The task:
Copy all lines below exactly as written. Leave pictures out.

•••••

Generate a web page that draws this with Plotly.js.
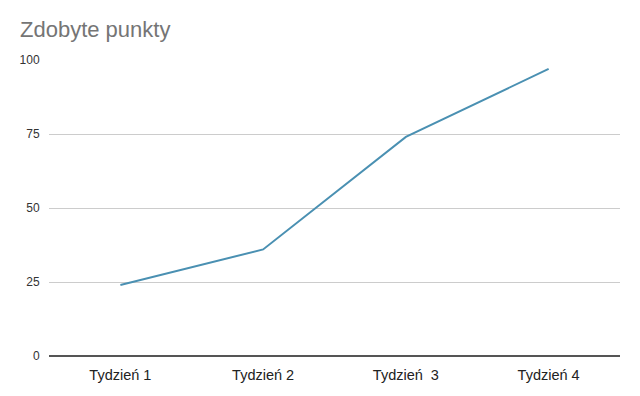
<!DOCTYPE html>
<html>
<head>
<meta charset="utf-8">
<script src="https://cdn.plot.ly/plotly-3.0.1.min.js"></script>
<style>html,body{margin:0;padding:0;background:#fff;}#chart{width:640px;height:396px;}</style>
</head>
<body>
<div id="chart"></div>
<script>
const categories = ["Tydzień 1", "Tydzień 2", "Tydzień \u00a03", "Tydzień 4"];
const points = [24, 36, 74, 97];
const yTicks = [0, 25, 50, 75, 100];

const trace = {
  x: categories,
  y: points,
  type: "scatter",
  mode: "lines",
  line: {color: "#4a90b2", width: 2},
  hoverinfo: "none"
};

const layout = {
  width: 640,
  height: 396,
  margin: {l: 49, r: 20, t: 60, b: 40},
  paper_bgcolor: "#ffffff",
  plot_bgcolor: "#ffffff",
  showlegend: false,
  title: {
    text: "Zdobyte punkty",
    font: {family: "Liberation Sans, Arial, sans-serif", size: 22, color: "#757575"},
    x: 0, xref: "paper", xanchor: "left", y: 0.925, yanchor: "middle",
    pad: {l: -29}
  },
  xaxis: {
    type: "category",
    range: [-0.5, 3.5],
    showgrid: false,
    zeroline: false,
    showline: false,
    ticks: "outside",
    ticklen: 6,
    tickcolor: "rgba(0,0,0,0)",
    tickfont: {family: "Liberation Sans, Arial, sans-serif", size: 14.5, color: "#222222"},
    fixedrange: true
  },
  yaxis: {
    range: [0, 100],
    tickvals: yTicks,
    ticktext: yTicks.map(String),
    showgrid: true,
    gridcolor: "#cccccc",
    gridwidth: 1,
    zeroline: true,
    zerolinecolor: "#555555",
    zerolinewidth: 2,
    showline: false,
    ticks: "outside",
    ticklen: 6,
    tickcolor: "rgba(0,0,0,0)",
    tickfont: {family: "Liberation Sans, Arial, sans-serif", size: 12, color: "#333333"},
    fixedrange: true
  }
};

Plotly.newPlot("chart", [trace], layout, {displayModeBar: false, staticPlot: true});
</script>
</body>
</html>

•••••

Expected output:
Generate a web page that draws this with Plotly.js.
<!DOCTYPE html>
<html>
<head>
<meta charset="utf-8">
<script src="https://cdn.plot.ly/plotly-3.0.1.min.js"></script>
<style>html,body{margin:0;padding:0;background:#fff;}#chart{width:640px;height:396px;}</style>
</head>
<body>
<div id="chart"></div>
<script>
const categories = ["Tydzień 1", "Tydzień 2", "Tydzień \u00a03", "Tydzień 4"];
const points = [24, 36, 74, 97];
const yTicks = [0, 25, 50, 75, 100];

const trace = {
  x: categories,
  y: points,
  type: "scatter",
  mode: "lines",
  line: {color: "#4a90b2", width: 2},
  hoverinfo: "none"
};

const layout = {
  width: 640,
  height: 396,
  margin: {l: 49, r: 20, t: 60, b: 40},
  paper_bgcolor: "#ffffff",
  plot_bgcolor: "#ffffff",
  showlegend: false,
  title: {
    text: "Zdobyte punkty",
    font: {family: "Liberation Sans, Arial, sans-serif", size: 22, color: "#757575"},
    x: 0, xref: "paper", xanchor: "left", y: 0.925, yanchor: "middle",
    pad: {l: -29}
  },
  xaxis: {
    type: "category",
    range: [-0.5, 3.5],
    showgrid: false,
    zeroline: false,
    showline: false,
    ticks: "outside",
    ticklen: 6,
    tickcolor: "rgba(0,0,0,0)",
    tickfont: {family: "Liberation Sans, Arial, sans-serif", size: 14.5, color: "#222222"},
    fixedrange: true
  },
  yaxis: {
    range: [0, 100],
    tickvals: yTicks,
    ticktext: yTicks.map(String),
    showgrid: true,
    gridcolor: "#cccccc",
    gridwidth: 1,
    zeroline: true,
    zerolinecolor: "#555555",
    zerolinewidth: 2,
    showline: false,
    ticks: "outside",
    ticklen: 6,
    tickcolor: "rgba(0,0,0,0)",
    tickfont: {family: "Liberation Sans, Arial, sans-serif", size: 12, color: "#333333"},
    fixedrange: true
  }
};

Plotly.newPlot("chart", [trace], layout, {displayModeBar: false, staticPlot: true});
</script>
</body>
</html>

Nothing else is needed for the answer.